Maria’s Story: A Documentary Portrait Of Love And Survival In El Salvador’s Civil War, a newly reissued DVD of the documentary released some 20 years ago, tells the story of Maria Serrano, an activist and mother engaged in the armed struggle of the period on the side of the FMLN. Serrano, a onetime campesino organizer pushed into the revolution by government repression of the citizenry, gives a very personal account of El Salvador’s fight for resources for the poor. If you told her years ago she would be carrying a gun and leading military operations for the FMLN, Serrano says, she might have thought you crazy. But as the government became more intolerant and violent, hundreds of Salvadorenas and Salvadorenos linked up with revolutionaries in hopes of a better life and an end of measures that strangled with country’s underclass.

Credit is due to the filmmakers for avoiding the dewy romanticism that oftentimes accompanies stories of women, particularly mothers, in political movements. Life is hard in El Salvador’s jungles as seen in Maria’s Story. Serrano sardonically talks about the boots she must wear in spite of holes simply because they cost so much. And she and her children, who are with her in the forests out of necessity based on fears of death squads, treat their lives not as a hero’s journey, but a measure of seeking freedom. As Serrano tells the story, El Salvador’s civil war is not about the government versus socialist insurgents, but about economically disadvantaged people who have nothing fighting because they have everything to gain.

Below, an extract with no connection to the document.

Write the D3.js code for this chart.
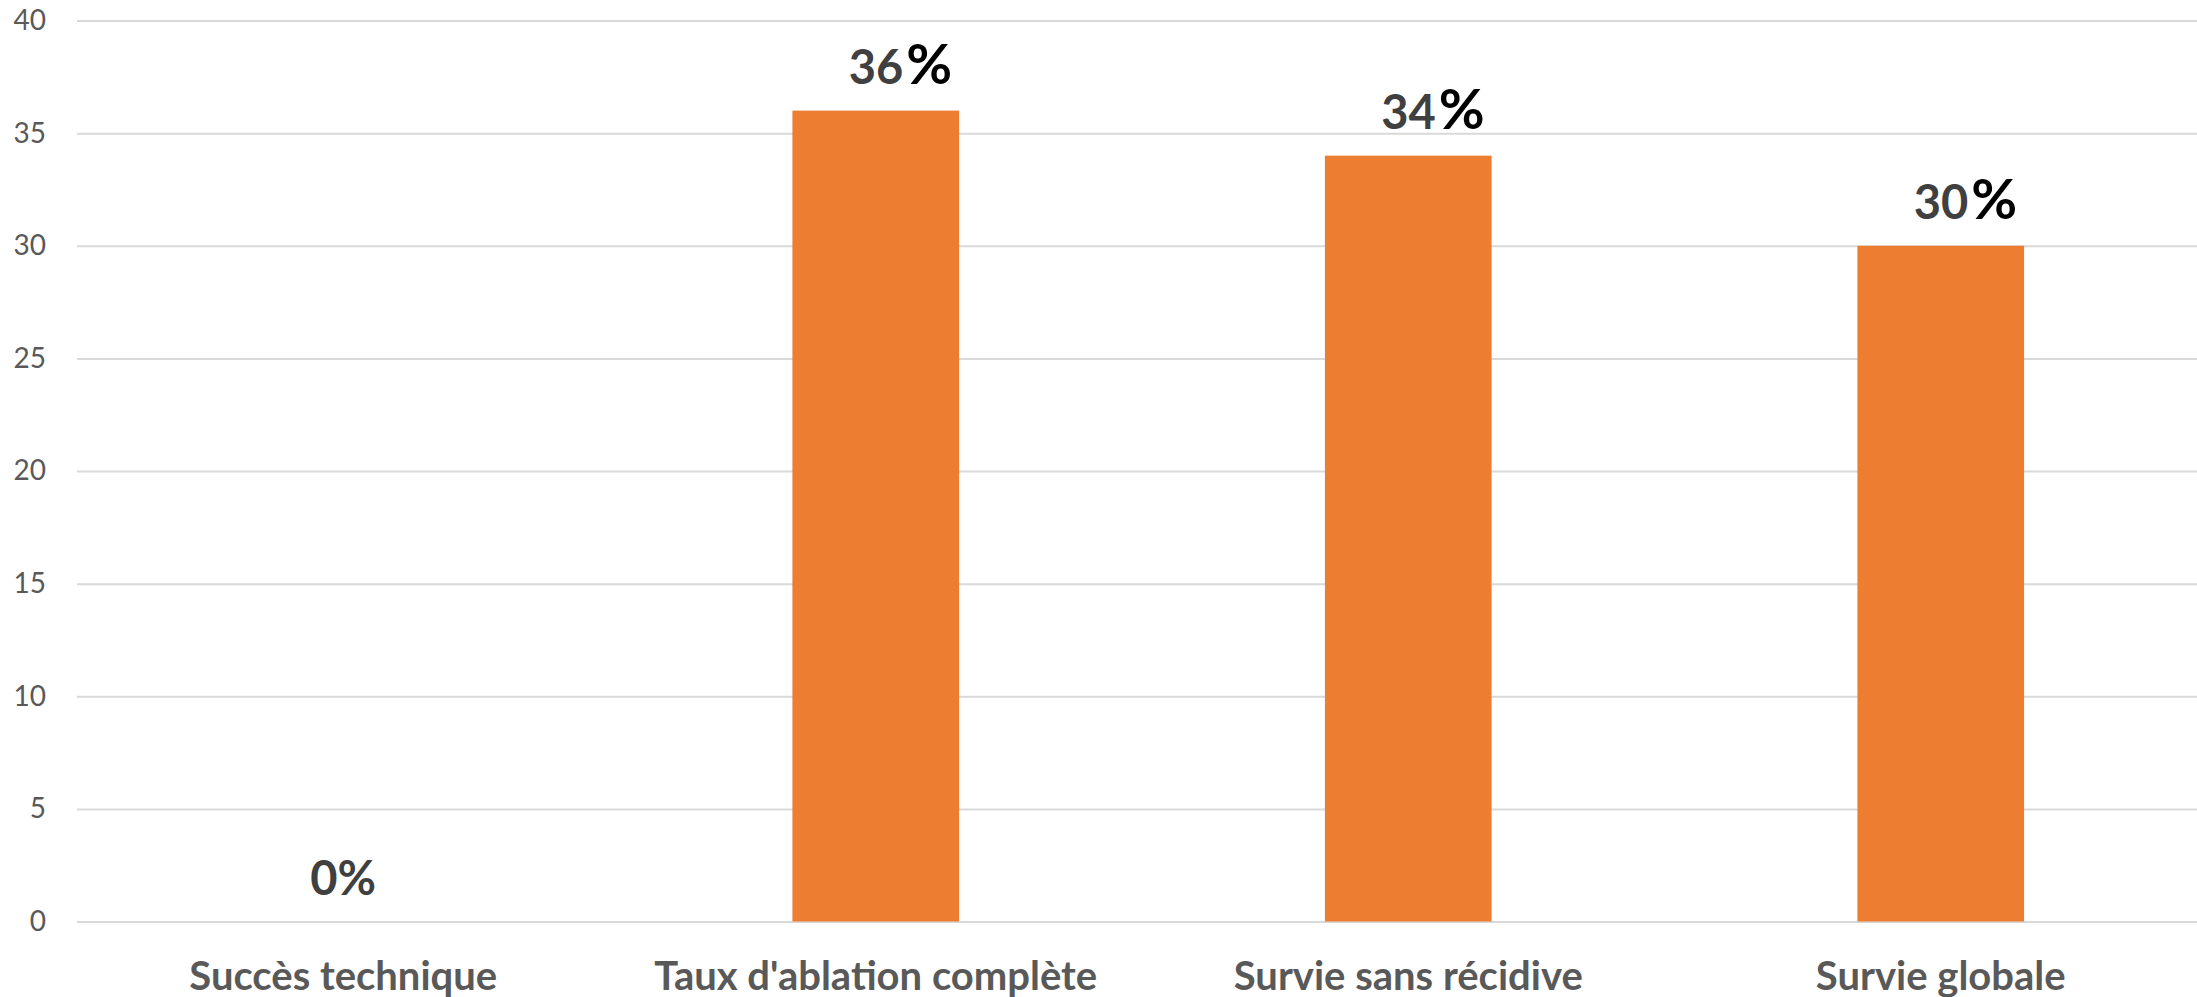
<!DOCTYPE html>
<html lang="fr">
<head>
<meta charset="UTF-8">
<title>Résultats</title>
<script src="https://cdn.jsdelivr.net/npm/d3@7/dist/d3.min.js"></script>
<style>
  body { margin: 0; background: #fff; }
  svg { display: block; }
</style>
</head>
<body>
<svg width="2197" height="997"></svg>
<script>
var categories = ["Succès technique", "Taux d'ablation complète", "Survie sans récidive", "Survie globale"]
var values = [0, 36, 34, 30]
var yTicks = [0, 5, 10, 15, 20, 25, 30, 35, 40]

var svg = d3.select('svg')
var width = +svg.attr('width')
var font = 'Lato, "Open Sans", sans-serif'

// le graphique est coupé à droite : la zone de tracé va au-delà de 2197
var plotLeft = 77, plotRight = 2207
var plotTop = 20.5, plotBottom = 921.5

var x = d3.scaleBand()
    .domain(categories)
    .range([plotLeft, plotRight])
    .paddingInner(0.687)
    .paddingOuter(0.3435)

var y = d3.scaleLinear()
    .domain([0, 40])
    .range([plotBottom, plotTop])

// axe Y + grille
var axisY = d3.axisLeft(y)
    .tickValues(yTicks)
    .tickSize(-(width - plotLeft))
    .tickPadding(31)
var gy = svg.append('g').attr('transform', 'translate(' + plotLeft + ',0)').call(axisY)
gy.select('.domain').remove()
gy.selectAll('.tick line').attr('stroke', '#d9d9d9').attr('stroke-width', 2)
gy.selectAll('.tick text')
    .attr('fill', '#595959')
    .style('font-family', font)
    .style('font-size', '28px')

// barres
svg.selectAll('rect.bar').data(values).enter().append('rect')
    .attr('class', 'bar')
    .attr('x', function (d, i) { return x(categories[i]) })
    .attr('y', function (d) { return y(d) })
    .attr('width', x.bandwidth())
    .attr('height', function (d) { return y(0) - y(d) })
    .attr('fill', '#ED7D31')

// étiquettes de valeur
var labels = svg.selectAll('text.val').data(values).enter().append('text')
    .attr('class', 'val')
    .attr('y', function (d) { return y(d) - 27 })
    .style('font-family', font)
    .style('font-weight', 'bold')
    .style('font-size', '47px')
    .attr('fill', '#404040')

labels.each(function (d, i) {
    var t = d3.select(this)
    var cx = x(categories[i]) + x.bandwidth() / 2
    if (d === 0) {
        // "0%" tout en gris, centré
        t.attr('x', cx).attr('text-anchor', 'middle').text(d + '%')
    } else {
        t.attr('x', cx - 27).attr('text-anchor', 'start')
        t.append('tspan').text(d)
        t.append('tspan').attr('dx', 3).attr('fill', '#000').style('font-size', '56px').text('%')
    }
})

// étiquettes de catégorie
svg.selectAll('text.cat').data(categories).enter().append('text')
    .attr('class', 'cat')
    .attr('x', function (d) { return x(d) + x.bandwidth() / 2 })
    .attr('y', 990)
    .attr('text-anchor', 'middle')
    .attr('fill', '#595959')
    .style('font-family', font)
    .style('font-weight', 'bold')
    .style('font-size', '40px')
    .text(function (d) { return d })
</script>
</body>
</html>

Even if the fight means giving every child and every drop of blood, Serrano says, the guerrillas of this moment believe they have no choice but to take up weapons and force a change for the Central American nation’s desperately hungry and destitute people. Serrano warmth and devotion to the cause, in spite of the very real military threats guerillas faced in these days, is nothing less than stunning. However, Maria’s Story avoids making this a tale of a woman humanizing the revolution through her gender, but of a fighter humanizing the revolution by seeing what poverty and suffering have wrought upon her people. This approach has a variety of effects, but most notably in Maria’s Story, viewers get a glimpse into a movement where gender is a consideration, but clearly so many women are actively involved in the revolution that relegated roles or gendered assumptions are tossed aside, at least in the film. Serrano effectively articulates the objectives of the revolution of the time, and reminds viewers that the guerrillas’ world is hardly glamorous. That larger purpose, she indicates, pushes them forward despite the miseries they face.

Maria’s Story gives a brief update of the protagonists featured in the film, but is fairly thin in terms of extras to the original documentary presented on the DVD. Nevertheless, the documentary is mesmerizing.